The process for assembly elections in Gujarat, where an interesting battle between ruling Bharatiya Janata Party and Congress is on the cards, will be set in motion on Thursday with notification for the 87 constituencies going to polls in the first phase on December 11.
The remaining 95 seats will go to polls on December 16.
The Election Commission has made elaborate arrangements to ensure free and fair polls. Chief Election Commissioner N Gopalaswamy and other two Election Commissioners Navin Chawla and S Y Quraishi made three visits to the state to oversee the arrangements.
The first phase of polling will cover Saurashtra and some tribal-dominated areas of the state.

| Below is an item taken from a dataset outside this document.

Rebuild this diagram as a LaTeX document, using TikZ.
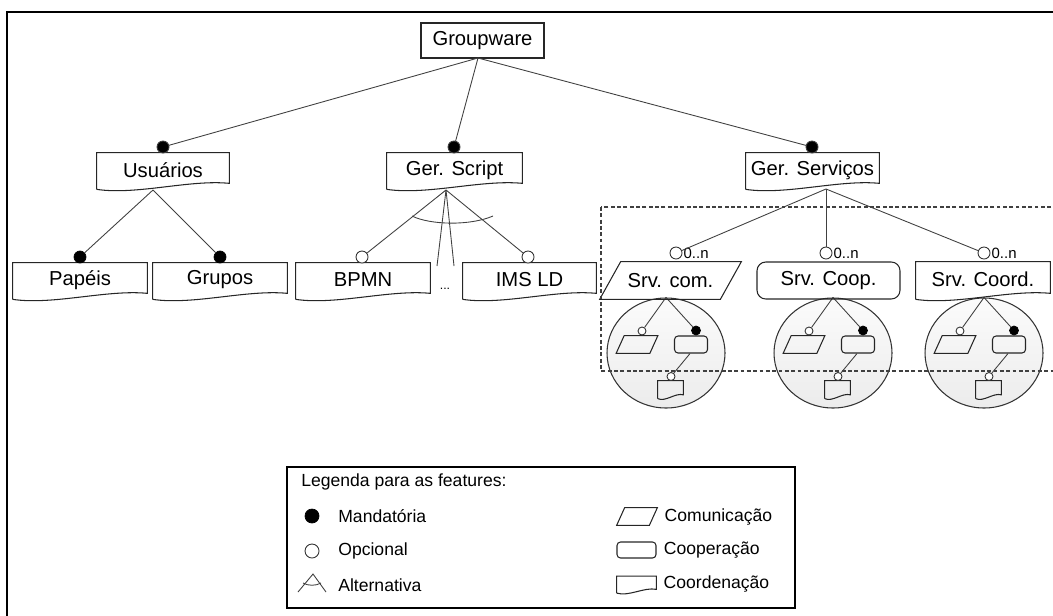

Congress has been in political wilderness since the past 17 years in the state, also considered as BJP's Hindutva laboratory. While Chief Minister Narendra Modi is the star campaigner for BJP and the party's chief ministerial candidate, Congress has refrained from projecting anyone for the top post to avoid internal wrangling.
Modi had effortlessly shaken off a stiff Congress challenge in the previous polls in 2002 in the backdrop of the Godhra carnage and the communal violence that followed. This time Congress is banking on BJP rebels to make a dent into the saffron strongholds and has announced plans to go in for an alliance with like-minded parties for a united fight of secular forces against Modi.